Dans ce monde futuriste, la séparation entre la civilisation et la nature se fait plus nette que jamais en apparence. D'un côté, il y a les Villes intelligentes où tout est connecté, où tous les étudiants sont parqués, où tout le monde est surveillé. de l'autre, la Forêt qui a repris ses droits, avec ses animaux sauvages, ses utopistes et ses braconniers. Mais partout règne la même violence, la même loi du plus fort, l'humain n'étant réduit qu'à ses plus bas instincts. le récit peut donc être brutal avec de nombreuses scènes de fusillades et d'agressions, même si on reste dans un roman young adult donc avec peu de description graphique.
Cependant, comme le soleil à travers l'épaisse canopée de la forêt, le Beau arrive toujours à entrer dans les recoins les plus sombres. L'espoir n'est jamais perdu et ce roman, même s'il décrit une utopie qui n'a pas vraiment réussi, nous souffle de nous battre pour ce que nous croyons juste, de nous accrocher même quand la marée est contre nous. de plus, le style poétique de
Vincent Villeminot avec ses phrases fluides et qu'on entend presque sonner à nos oreilles, son vocabulaire précis et ses nombreuses questions presque philosophiques capte bien cette beauté-là, cette flamme qui brille dans le noir.
Néanmoins, la narration peut être perturbante car jamais elle ne s'approche de ses personnages. Elle reste extérieure à eux, préférant embrasser le décor autour d'eux comme un plan panoramique qui ne s'attarde sur rien. J'ai eu l'impression de suivre les protagonistes à quelques pas de distance, en spectatrice silencieuse, dissimulée dans les fourrées de la forêt. Par ailleurs, quand vient le tragique, la mort inévitable de certaines figures majeures du récit, annoncé pourtant comme le dernier acte d'une pièce de Racine, la fin de leur vie se résume en une phrase banale. le moment n'est pas ressorti du contexte, il n'y a pas d'arrêt sur image, pas de ralenti (vraiment le style est très cinématographique en dehors de cela), juste une phrase glissée parmi d'autres qui annonce sa disparition.
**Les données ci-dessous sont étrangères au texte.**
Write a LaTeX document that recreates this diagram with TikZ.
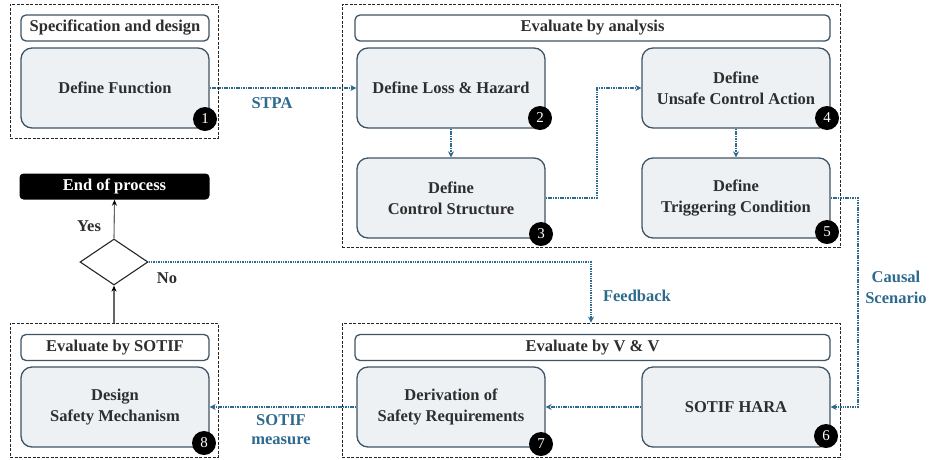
\documentclass[tikz,border=0pt]{standalone}
\usepackage{fontspec}
\setmainfont{Liberation Serif}[BoldFont={Liberation Serif Bold}]
\usetikzlibrary{shapes.geometric,arrows.meta}
\definecolor{cblue}{HTML}{2D6A8E}
\definecolor{cedge}{HTML}{3F5466}
\definecolor{cfill}{HTML}{EEF1F4}
\definecolor{ctext}{HTML}{2E2E2E}
\tikzset{
  every node/.style={font=\rmfamily\fontsize{16.5}{21}\selectfont\bfseries, text=ctext},
  group/.style={draw=black!85, dashed, dash pattern=on 3pt off 1.5pt, line width=0.9pt, inner sep=0},
  titlebox/.style={draw=cedge, line width=1.3pt, fill=white, rounded corners=5pt, minimum height=26pt, inner sep=0},
  mainbox/.style={draw=cedge, line width=1.3pt, fill=cfill, rounded corners=11pt, minimum width=188pt, minimum height=80pt, align=center, inner sep=0},
  badge/.style={circle, fill=black, minimum size=24pt, inner sep=0, text=white, font=\rmfamily\fontsize{15}{15}\selectfont},
  flow/.style={draw=cblue, line width=1.9pt, dash pattern=on 1.5pt off 0.9pt, -{Stealth[length=6pt,width=6pt]}},
  solidarrow/.style={draw=black!60, line width=1.1pt, -{Stealth[length=6pt,width=5pt,color=black]}},
  lbl/.style={text=cblue, align=center},
}
\begin{document}
\begin{tikzpicture}[x=1pt,y=-1pt]
\useasboundingbox (0,0) rectangle (935,459);
% groups
\node[group, minimum width=208pt, minimum height=134pt] (g1) at (114,71) {};
\node[group, minimum width=498pt, minimum height=243pt] (g2) at (591,125.5) {};
\node[group, minimum width=498pt, minimum height=134pt] (gvv) at (591,390) {};
\node[group, minimum width=208pt, minimum height=134pt] (gs) at (114,390) {};
% titles
\node[titlebox, minimum width=188pt] (t1) at (115,28) {Specification and design};
\node[titlebox, minimum width=475pt] (t2) at (592.5,28) {Evaluate by analysis};
\node[titlebox, minimum width=475pt] (tvv) at (592.5,347.5) {Evaluate by V \& V};
\node[titlebox, minimum width=188pt] (ts) at (115,347.5) {Evaluate by SOTIF};
% main boxes
\node[mainbox] (b1) at (115,88) {Define Function};
\node[mainbox] (b2) at (451,88) {Define Loss \& Hazard};
\node[mainbox] (b4) at (736,88) {Define\\Unsafe Control Action};
\node[mainbox] (b3) at (451,198) {Define\\Control Structure};
\node[mainbox] (b5) at (736,198) {Define\\Triggering Condition};
\node[mainbox] (b6) at (736,407) {SOTIF HARA};
\node[mainbox] (b7) at (451,407) {Derivation of\\Safety Requirements};
\node[mainbox] (b8) at (115,407) {Design\\Safety Mechanism};
% badges
\node[badge] (n1) at (205,119) {1};
\node[badge] (n2) at (540,118) {2};
\node[badge] (n3) at (541,234) {3};
\node[badge] (n4) at (827,118) {4};
\node[badge] (n5) at (827,232) {5};
\node[badge] (n6) at (826,436) {6};
\node[badge] (n7) at (541,444) {7};
\node[badge] (n8) at (204,443) {8};
% end and decision
\node[fill=black, rounded corners=4pt, minimum width=190pt, minimum height=26pt, inner sep=0, text=white] (end) at (114.5,186.5) {End of process};
\node[diamond, draw=black!85, line width=1.1pt, fill=white, minimum width=68pt, minimum height=46pt, inner sep=0] (d) at (114,262) {};
% connectors
\draw[flow] (b1.east) -- (b2.west);
\draw[flow] (b2.south) -- (b3.north);
\draw[flow] (b3.east) -- ([xshift=51pt]b3.east) |- (b4.west);
\draw[flow] (b4.south) -- (b5.north);
\draw[flow] (b5.east) -- ([xshift=27pt]b5.east) |- (b6.east);
\draw[flow] (b6.west) -- (b7.east);
\draw[flow] (b7.west) -- (b8.east);
\draw[flow] (d.east) -| (gvv.north);
\draw[solidarrow] (gs.north) -- (d.south);
\draw[solidarrow] (d.north) -- (end.south);
% labels
\node[lbl] (lstpa) at (272,103) {STPA};
\node[lbl] (lcausal) at (896,287) {Causal\\Scenario};
\node[lbl] (lfeed) at (637,296) {Feedback};
\node[lbl, font=\rmfamily\fontsize{16.5}{19}\selectfont\bfseries] (lsotif) at (281,430) {SOTIF\\measure};
\node (lyes) at (89,226) {Yes};
\node (lno) at (167,278) {No};
\end{tikzpicture}
\end{document}
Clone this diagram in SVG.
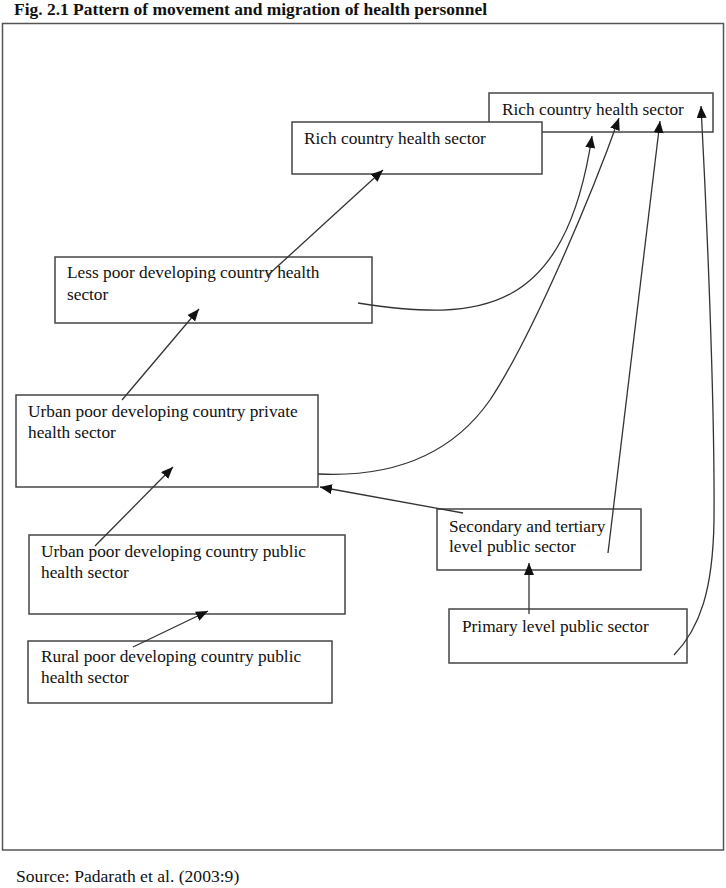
<svg xmlns="http://www.w3.org/2000/svg" width="726" height="888" viewBox="0 0 726 888">
<defs>
<marker id="ah" markerUnits="userSpaceOnUse" markerWidth="14" markerHeight="12" refX="12" refY="5" orient="auto">
<path d="M0,0 L12,5 L0,10 Z" fill="#111"/>
</marker>
<style>
.box{fill:#fff;stroke:#444;stroke-width:1.5}
.t{font-family:"Liberation Serif","Times New Roman",serif;font-size:17.3px;fill:#111}
.c{fill:none;stroke:#333;stroke-width:1.3;marker-end:url(#ah)}
</style>
</defs>
<rect width="726" height="888" fill="#fff"/>
<text x="14" y="15" font-family="Liberation Serif, Times New Roman, serif" font-weight="bold" font-size="17.4" textLength="473" lengthAdjust="spacingAndGlyphs" fill="#111">Fig. 2.1 Pattern of movement and migration of health personnel</text>
<rect x="2.5" y="23.5" width="721" height="826.5" fill="none" stroke="#555" stroke-width="1.5"/>

<g id="rich-a"><rect class="box" x="489" y="93" width="224" height="39"/><text class="t" x="502" y="115">Rich country health sector</text></g>
<g id="rich-b"><rect class="box" x="292" y="122" width="250" height="52"/><text class="t" x="304" y="144">Rich country health sector</text></g>
<g id="less-poor"><rect class="box" x="55" y="257" width="317" height="66"/><text class="t" x="67" y="278">Less poor developing country health</text><text class="t" x="67" y="300">sector</text></g>
<g id="urban-private"><rect class="box" x="16" y="395" width="302" height="92"/><text class="t" x="28" y="417">Urban poor developing country private</text><text class="t" x="28" y="438">health sector</text></g>
<g id="urban-public"><rect class="box" x="29" y="535" width="316" height="79"/><text class="t" x="41" y="557">Urban poor developing country public</text><text class="t" x="41" y="578">health sector</text></g>
<g id="rural-public"><rect class="box" x="28" y="641" width="304" height="62"/><text class="t" x="41" y="662">Rural poor developing country public</text><text class="t" x="41" y="683">health sector</text></g>
<g id="secondary"><rect class="box" x="437" y="509" width="204" height="61"/><text class="t" x="449" y="532">Secondary and tertiary</text><text class="t" x="449" y="552">level public sector</text></g>
<g id="primary"><rect class="box" x="449" y="609" width="238" height="54"/><text class="t" x="462" y="632">Primary level public sector</text></g>

<g id="connectors">
<path class="c" d="M267,276 L383,170"/>
<path class="c" d="M122,400 L199,309"/>
<path class="c" d="M95,546 L173,467"/>
<path class="c" d="M133,647 L208,611"/>
<path class="c" d="M463,513 L320,487"/>
<path class="c" d="M529,614 L529,563"/>
<path class="c" d="M608,553 L660,121"/>
<path class="c" d="M358,303 C480,322 565,315 592,136"/>
<path class="c" d="M318,474 C400,478 455,450 490,400 C530,340 590,200 619,118"/>
<path class="c" d="M674,655 C700,628 713,590 714,520 C715,400 706,200 701,106"/>
</g>

<text x="16" y="882" font-family="Liberation Serif, Times New Roman, serif" font-size="17.6" fill="#111">Source: Padarath et al. (2003:9)</text>
</svg>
Alors comment s'attacher ? Comment ressentir des émotions fortes ? Ce serait un roman adulte, peut-être aurais-je moins tiqué et encore... Mais pour le genre du young adult, dont la pierre angulaire est pour moi l'identification au personnage, je suis restée sur ma faim.
Et autre détail lié à la narration qui m'a gênée : le regard sur le corps des femmes qui m'a semblé différent de celui porté sur les hommes. La femme n'est pas juste des muscles et des os, comme l'homme, mais aussi la source d'un fantasme. Et elle aura systématiquement le regard d'un autre homme sur sa poitrine et ses formes. Par ailleurs, malgré la présence de femmes au tempérament guerrier, il y aura toujours un frère, un personnage masculin de l'ombre qui veillera sur elles, prêt à surgir pour les défendre des agresseurs. Pourtant, on sent que ce n'est pas l'intention de
Vincent Villeminot qui souligne, à un moment donné, l'objectification des femmes. Mais il y a tout de même cette sensation d'être face à des femmes fortes écrite par un homme.
Certes, c'est un roman qui questionne sur notre rapport au monde, à la nature et sur les paradoxes qui traversent l'humanité, donc sur le plan intellectuel, il est stimulant. Mais les émotions sont, pour moi, mises de côté. Enfin cela reste une lecture qui peut marquer par son écriture particulière et son ton exigeant. Cela reste une étincelle, mais ce ne sera pas pour moi celle qui donnera vie à un feu qui embrase.